Two types of employees often return to work after a long holiday: those refreshed and raring to go; and those hoping to extend their summer break by a few more weeks.
You know who I mean: the employee who “works” from home a day or two each week in summer, has a longer lunch break, catches up on “forward planning” and other performs tasks that waste time and money. Before you know it, they’ve had an extra month off at the company’s expense.
Do you have colleagues who do as little as possible in January or early February?
I called a friend last week about a work matter and heard “15-love”, “30-15” and other tennis scores over the loudspeaker in the background. He had snuck off to the Australian Open, not to network with clients, but to avoid work. Clearly, he was still in a Summer Daze.
Even worse are employees who openly talk about how hard it is to get back into work and how they have to build up slowly to it. Some seem to hit top gear by Easter. How many businesses can afford to carry staff for a month, let alone a few, as they ease back into work?
What’s your view?
- How hard is it to get back into work after a long summer holiday?
- Does your employer ensure staff do not slack off in January?
- What are your best tips for snapping out of the Summer Daze and getting back into work?
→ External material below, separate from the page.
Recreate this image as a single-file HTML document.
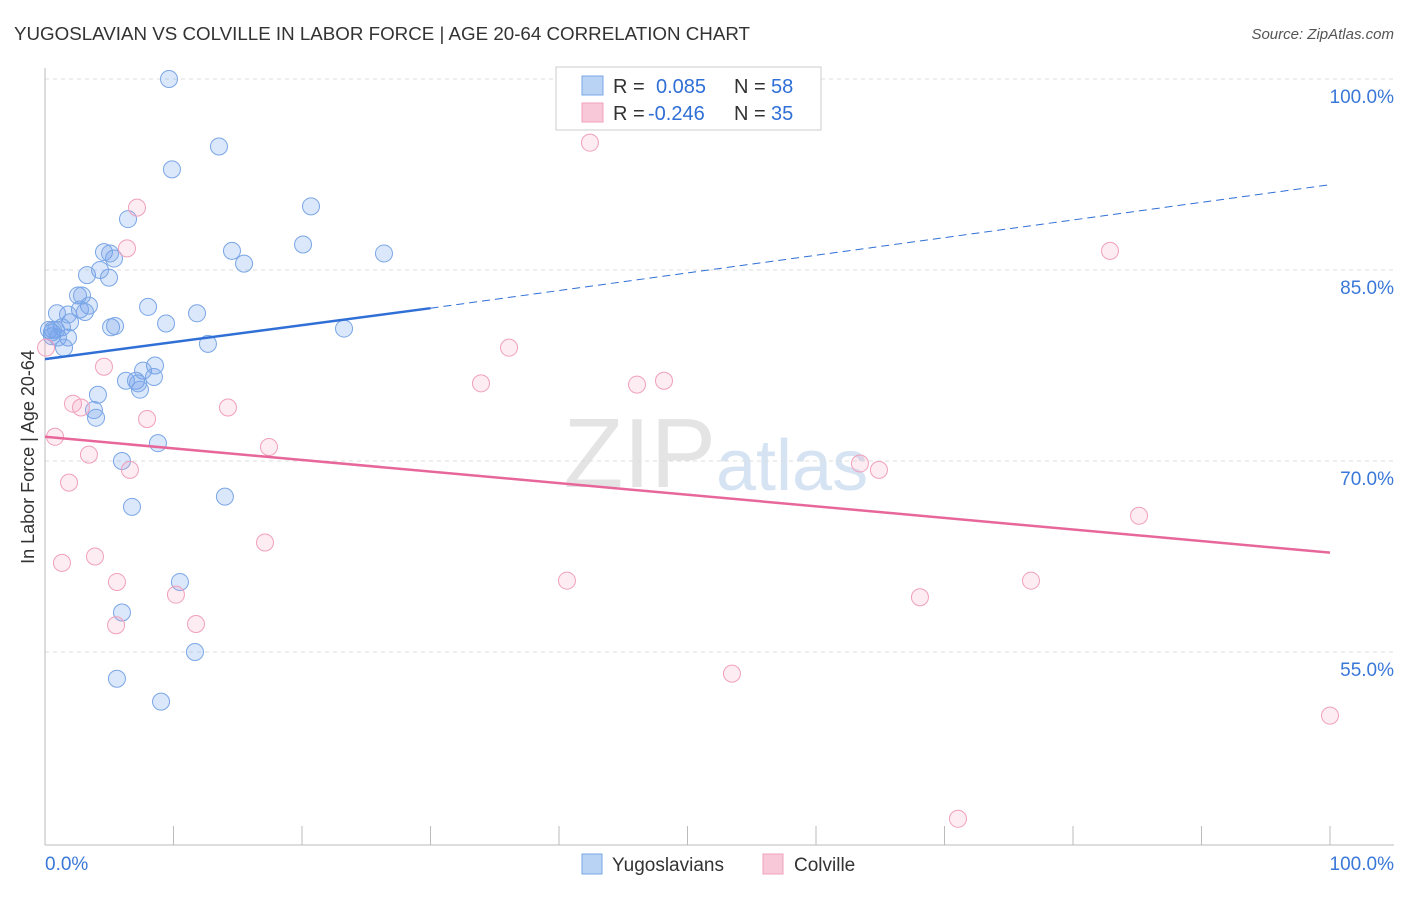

Companies often contribute to the summer lethargy. Poor end-of-year planning means staff do not have enough to do in January, or there are too many employees back from holiday when work is slack. Or its managers lead the Summer Daze with fake out-of-office appointments and poor supervision.
No such luxury for small business owners who cannot bludge on company time. They and their staff must be fit and firing the minute they return to work. A strong January gets the venture off to a great start and momentum quickly builds, just as a lethargic start to the year breeds more lethargy.
The trick, of course, is not to burn staff out in January, or be unreasonable. Hitting top gear immediately after three weeks at the beach is a challenge for the best employees. But companies can do a lot more to motivate staff whose minds are still on holiday. Here are some simple tips:
1. Create a sense of urgency
The best fast-growth ventures, and their founders, have a knack of creating real or imagined emergencies? They constantly remind staff about emerging opportunities or threats – and the dangers of standing still. This sense of urgency – not panic – ensures staff row a little faster when the pace slackens. Done well, it excites and motivates staff.
2. Set short-term goals
As a journalist, I find constant deadlines in January are a sure-fire way to shock the system back into work mode in summer. You simply cannot cruise when work is due five days after your holiday. Do your staff have shorter deadlines or clear project milestones in summer? Forcing staff to start and complete work in short bursts can jolt the stragglers back to life.
3. Celebrate early wins
Good managers pick up on strong work efforts early in the year, praise those involved, and use the extra effort to motivate others. Bad managers let early wins go unnoticed because they are also in summer cruise mode well into February.
4. Restrict working from home
Unless you are a home-based business owner, there is little need to work from home in summer after returning from holiday. It’s too easy to work half-heartedly, enjoy the summer days, and bludge on company time. The exception is employees who genuinely need flexible working arrangements when their children are on school holiday. Save the teleworking for those who really need it.
5. Less forward planning, more reviewing
How many employees are tortured with useless forward-planning sessions in the New Year, endless meetings, and other wishy-washy team-bonding events that focus on corporate goals and values? It just reinforces to staff that the start of the year is about low-pressure, non-critical work. Spend more time reviewing the year’s early progress to keep staff on track. Forward planning for 2014 should have occurred months ago.
6. Shake things up
A former boss had a habit of making a surprise job announcement in January or February: the promotion of an employee, a newly created role, or the demotion of a slacker. It kept everyone on their toes and ensured healthy competition at the start of the year. Identify employees who have a habit or cruising during the summer months and plan some healthy career shocks to keep them motivated.
7. Spend more time with clients
I find getting out during summer and talking to clients when they return from holiday is a great way to start the year. It forces you to lift, be motivated, create opportunities, and build momentum. Your Summer Daze might work with fellow employees still in holiday mode, but few clients will (or should) tolerate it.
8. Don’t talk about how hard it is to get back into work
It’s amazing how some people still talk about how hard it is to get motivated in late January or February, no less, or want to wish you Happy New Year and ask about your holiday. Surely those comments are well and truly past by Australia Day? If you’re still in a Summer Daze in February, consider whether it’s time to move on.